Lidar com emoções reais parece ser um problema para nós. Dessa forma, há uma tendência para nos escondermos atrás de máscaras e de personagens, a fim de que as nossas emoções reais não sejam conhecidas pelo outro. E o recíproco também é verdadeiro: preferimos lidar com pessoas que se comportem da mesma maneira, num jogo superficial, uma vez que construir uma relação verdadeira com o outro traz riscos que nem sempre estamos dispostos a correr.

As redes sociais virtuais potencializaram essas pseudo-relações que possuímos. Na rede, as pessoas estão quase sempre alegres e felizes, entusiasmadas com a vida e cheias de boa disposição. Por trás das telas, no entanto, escondem os seus medos, as suas dores, as suas angústias e a sua solidão, com o desejo de se manterem interessantes perante os olhares virtuais dos outros. Criam-se, assim, verdadeiras ilhas afetivas e pessoas incapazes de lidar com as frustrações que os relacionamentos podem implicar.

amor virtual

Criamos relações fictícias com um sem número de pessoas, as quais, de um modo geral, mostram-se quase sempre felizes e entusiasmadas com projetos, com a vida, e nós, pela nossa parte, também correspondemos do mesmo modo, mostrando boa disposição, o que faz com que a relação até seja atraente. Este tipo de relações não acarreta problemas ou dores de cabeça e, pode ser um sucedâneo razoável para quem não tem ou não quer ter outro tipo de relacionamentos.

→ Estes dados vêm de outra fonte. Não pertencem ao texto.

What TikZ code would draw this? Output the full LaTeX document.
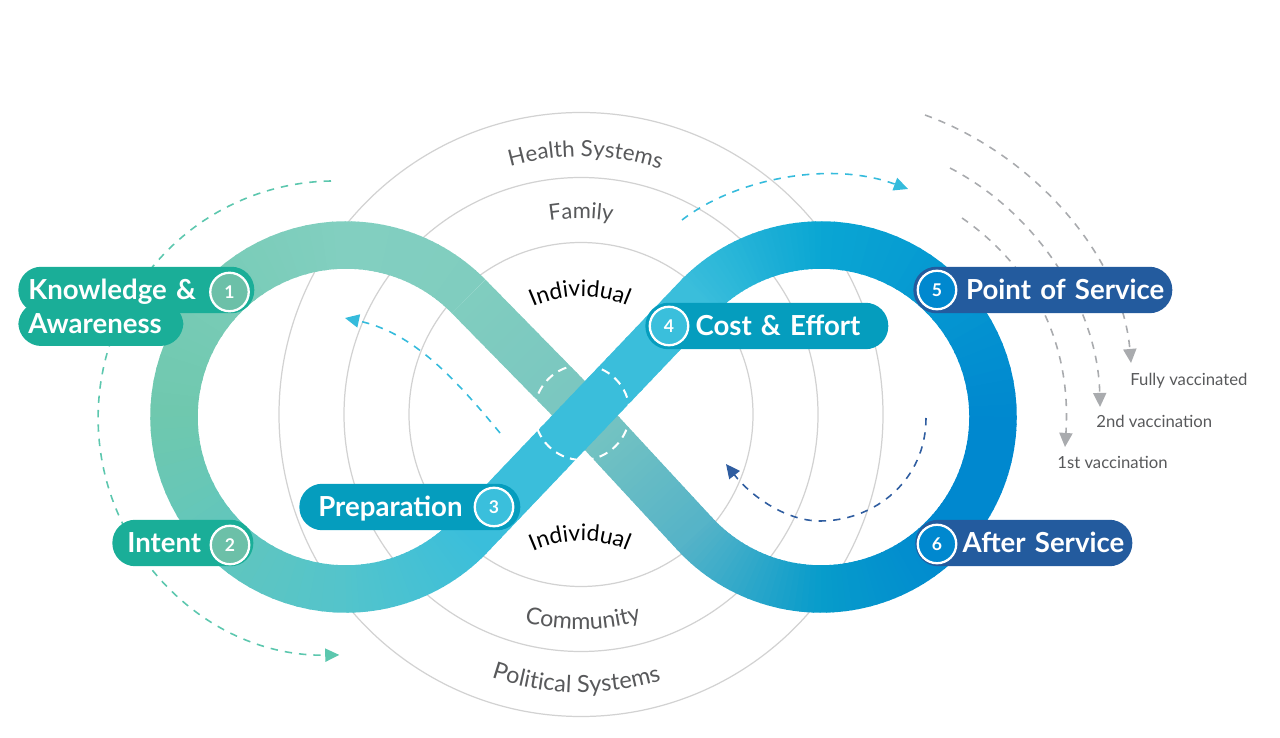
\documentclass[tikz,border=0pt]{standalone}
\usepackage{fontspec}
\setmainfont{Lato}
\newfontfamily\pillfamily[WordSpace=0.75]{Lato}
\usetikzlibrary{arrows.meta,calc,decorations.text}

\definecolor{ringgray}{HTML}{D2D2D2}
\definecolor{textgray}{HTML}{58595B}
\definecolor{arrowgray}{HTML}{A9ABAE}
\definecolor{pillgreen}{HTML}{1AAE98}
\definecolor{pillcyan}{HTML}{059DBE}
\definecolor{pillnavy}{HTML}{235B9E}
\definecolor{dotgreen}{HTML}{6CC0A8}
\definecolor{dotcyan}{HTML}{3ABFDC}
\definecolor{dotblue}{HTML}{0088CF}
\definecolor{dashgreen}{HTML}{5CC7AE}
\definecolor{dashcyan}{HTML}{35BBDC}
\definecolor{dashnavy}{HTML}{2F5DA0}
\definecolor{bandA}{HTML}{80CDBF}
\definecolor{bandB}{HTML}{82CFC0}
\definecolor{bandC}{HTML}{6FC8AE}
\definecolor{bandD}{HTML}{53C4CC}
\definecolor{bandE}{HTML}{3ABEDB}
\definecolor{bandF}{HTML}{0AA6D3}
\definecolor{bandG}{HTML}{55B3C8}
\definecolor{bandH}{HTML}{079CCB}
\definecolor{bandM}{HTML}{7AC6C0}

\tikzset{
  ring/.style={draw=ringgray,line width=0.7pt},
  band/.style={line width=0.95cm},
  dashline/.style={draw=#1,line width=0.9pt,dash pattern=on 4.2pt off 4pt,
    -{Triangle[length=8pt,width=7.5pt,fill=#1]}},
  pill/.style={fill=#1,rectangle,rounded corners=0.46cm,minimum height=0.93cm,
    inner ysep=0pt,anchor=west,text=white,
    font=\pillfamily\bfseries\fontsize{15.7}{16}\selectfont,
    text height=13.2pt,text depth=1.9pt},
  numdot/.style={circle,fill=#1,draw=white,line width=1.3pt,minimum size=0.77cm,
    inner sep=0pt,text=white,font=\bfseries\fontsize{10}{10}\selectfont},
  ringtext/.style n args={3}{decorate,decoration={text along path,text align=center,
    text color=#2,text={|\fontsize{#3}{#3}\selectfont|#1}}},
  vaxtext/.style={anchor=west,inner sep=0pt,text=textgray,font=\fontsize{9.5}{10}\selectfont}
}

\newcommand{\bandarc}[5]{%
  \foreach \i in {1,...,24}{
    \pgfmathsetmacro{\angs}{#2+(#3-#2)*(\i-1)/24}
    \pgfmathsetmacro{\ange}{#2+(#3-#2)*(\i+0.25)/24}
    \pgfmathsetmacro{\mixp}{(\i-0.5)*100/24}
    \draw[band,#5!\mixp!#4] (#1)++(\angs:172) arc[start angle=\angs,end angle=\ange,radius=172];
  }}
\newcommand{\bandline}[4]{%
  \foreach \i in {1,...,24}{
    \pgfmathsetmacro{\ts}{(\i-1)/24}
    \pgfmathsetmacro{\te}{(\i+0.25)/24}
    \pgfmathsetmacro{\mixp}{(\i-0.5)*100/24}
    \draw[band,#4!\mixp!#3] ($(#1)!\ts!(#2)$)--($(#1)!\te!(#2)$);
  }}

\begin{document}
\begin{tikzpicture}[x=0.02cm,y=0.02cm]
\useasboundingbox (0,0) rectangle (1280,737);

\coordinate (ringc) at (581,322.5);
\coordinate (ringb) at (581,78);
\coordinate (lc) at (346,320);
\coordinate (rc) at (821,320);

% rings
\foreach \r in {172,237,302}{\draw[ring] (ringc) circle[radius=\r];}

\path[ringtext={Health Systems}{textgray}{12.7}] (ringc)++(119:258) arc[start angle=119,end angle=59,radius=258];
\path[ringtext={Family}{textgray}{12.5}] (ringc)++(120:196) arc[start angle=120,end angle=60,radius=196];
\path[ringtext={Individual}{black}{13}] (ringc)++(145.5:118) arc[start angle=145.5,end angle=35.5,radius=118];
\path[ringtext={Individual}{black}{13}] (ringb)++(145.5:118) arc[start angle=145.5,end angle=35.5,radius=118];
\path[ringtext={Community}{textgray}{13.2}] (ringc)++(240.5:215) arc[start angle=240.5,end angle=300.5,radius=215];
\path[ringtext={Political Systems}{textgray}{13.4}] (ringc)++(239:278) arc[start angle=239,end angle=299,radius=278];

% dashed arrows
\coordinate (g1) at (331,556);
\draw[dashline=dashgreen] (g1) arc[start angle=91,end angle=271,radius=237];

\coordinate (c1) at (682,517);
\coordinate (c2) at (908,548);
\draw[dashline=dashcyan] (c1) .. controls (735,558) and (830,577) .. (c2);

\coordinate (c3) at (500,304);
\coordinate (c4) at (345,419);
\draw[dashline=dashcyan] (c3) .. controls (450,365) and (410,405) .. (c4);

\coordinate (n1) at (926,319);
\coordinate (n2) at (820,216);
\coordinate (n3) at (726,273);
\draw[dashline=dashnavy] (n1) .. controls (926,257) and (875,216) .. (n2) .. controls (785,216) and (750,242) .. (n3);

\coordinate (v1) at (925,622);
\coordinate (v2) at (1131,374);
\draw[dashline=arrowgray] (v1) .. controls (1035,582) and (1122,480) .. (v2);
\coordinate (v3) at (950,569);
\coordinate (v4) at (1100,330);
\draw[dashline=arrowgray] (v3) .. controls (1040,522) and (1098,427) .. (v4);
\coordinate (v5) at (962,519);
\coordinate (v6) at (1065,290);
\draw[dashline=arrowgray] (v5) .. controls (1030,472) and (1072,397) .. (v6);

% band
\coordinate (tl) at ($(lc)+(44.5:172)$);
\coordinate (bl) at ($(lc)+(-42.5:172)$);
\coordinate (tr) at ($(rc)+(135.4:172)$);
\coordinate (br) at ($(rc)+(-137.4:172)$);
\coordinate (mid) at (583,324);
\bandarc{lc}{44.5}{90}{bandA}{bandB}
\bandarc{lc}{90}{180}{bandB}{bandC}
\bandarc{lc}{180}{270}{bandC}{bandD}
\bandarc{lc}{270}{317.5}{bandD}{bandE}
\bandarc{rc}{135.4}{90}{bandE}{bandF}
\bandarc{rc}{90}{0}{bandF}{dotblue}
\bandarc{rc}{0}{-45}{dotblue}{dotblue}
\bandarc{rc}{-45}{-90}{dotblue}{bandH}
\bandarc{rc}{-90}{-137.4}{bandH}{bandG}
\bandline{tl}{mid}{bandA}{bandM}
\bandline{mid}{br}{bandM}{bandG}
\bandline{bl}{tr}{bandE}{bandE}

\draw[white,line width=1.15pt,dash pattern=on 5pt off 3.6pt] (582,324.5) circle[radius=47.5];

% labels
\node[pill=pillgreen,text width=2.9cm,inner xsep=0.2cm,align=left,minimum height=0.88cm] (aware) at (18,413) {Awareness};
\node[pill=pillgreen,text width=4.32cm,inner xsep=0.2cm,align=left] (know) at (18,447) {Knowledge \&};
\node[pill=pillgreen,text width=2.22cm,inner xsep=0.3cm,align=left] (intent) at (112,194) {Intent};
\node[pill=pillcyan,text width=3.66cm,inner xsep=0.38cm,align=left] (prep) at (299,230) {Preparation};
\node[pill=pillcyan,text width=3.74cm,inner xsep=0.56cm,align=right] (cost) at (645,411) {Cost \& Effort};
\node[pill=pillnavy,text width=4.86cm,inner xsep=0.16cm,align=right] (point) at (913,447) {Point of Service};
\node[pill=pillnavy,text width=4.02cm,inner xsep=0.16cm,align=right] (after) at (915,194) {After Service};

\node[numdot=dotgreen] (d1) at (229.5,445) {1};
\node[numdot=dotgreen] (d2) at (230,192) {2};
\node[numdot=dotcyan] (d3) at (494,230) {3};
\node[numdot=dotcyan] (d4) at (669,411) {4};
\node[numdot=dotblue] (d5) at (937,447) {5};
\node[numdot=dotblue] (d6) at (937,193) {6};

\node[vaxtext] (fully) at (1130,356) {Fully vaccinated};
\node[vaxtext] (second) at (1096,316) {2nd vaccination};
\node[vaxtext] (first) at (1057,275) {1st vaccination};
\end{tikzpicture}
\end{document}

O grande problema é que relacionar-se com outra pessoa vai muito além de sorrisos e de troca de experiências interessantes e de momentos “bons”, porque as relações construídas sob o pilar da facilidade tendem, quase sempre, a não terem continuidade e a deixar o indivíduo ainda mais solitário, às vezes envolto num mundo de fantasias, e cada vez mais incapaz de lidar com emoções reais.

amor máscara

A única forma de construir uma relação verdadeira é estar disposto a lidar com emoções e sentimentos que formam o outro na sua natureza integral, isto é, as suas alegrias, os seus sonhos, as suas conquistas, assim como as suas dores, os seus medos e as suas derrotas. Só quando for capaz de sentir o outro naquilo que ele possui de mais vivo (e ninguém é formado só de alegrias), é que pode haver uma real sintonia geradora de crescimentos comuns.

Ter uma relação em que o outro diz-me sempre o que eu quero ouvir, em que está sempre disponível e contente para mim e parece não ter problemas pessoais, demonstra, apenas um profundo egoísmo de alguém que se preocupa apenas em “receber” algo de uma relação. Numa relação autêntica eu estou disposto a doar-me ao outro nas suas alegrias, para que se possa rir junto, como nas suas tristezas, para que se possa consolar, dar um abraço, uma palavra amiga e um beijo sincero. Devo, também, entender que o outro tem a sua personalidade e, portanto, terá um olhar próprio sobre a vida, o qual nem sempre corresponderá ao meu.

Desse modo, qualquer relação requer paciência e esforço mútuos. Isolar-se atrás de um ecrã só garante mais isolamento, solidão e tristeza. É preciso estar disposto a viver emoções reais, com pessoas reais, que riem, mas também choram, para que se possa crescer e aprender a lidar com os próprios sentimentos. É claro que sempre haverá o risco de alguém sair magoado ou de se dececionar, pois as pessoas não são “bonecas” nem vêm com garantia de uso.

O caminho é mesmo esse e é o único. Somente com o tempo vamos amadurecendo e aprendendo com os erros. Vamos descobrindo mais sobre nós mesmos e sobre a vida. E, para isso, é preciso viver, arriscar e aceitar as quedas que a vida dá. As relações virtuais podem até ser “bonitas”, mas nada substitui um sentimento sincero, pois, como diz Clarice Lispector:

“O bonito encanta-me, mas o sincero, ah! Esse fascina-me.”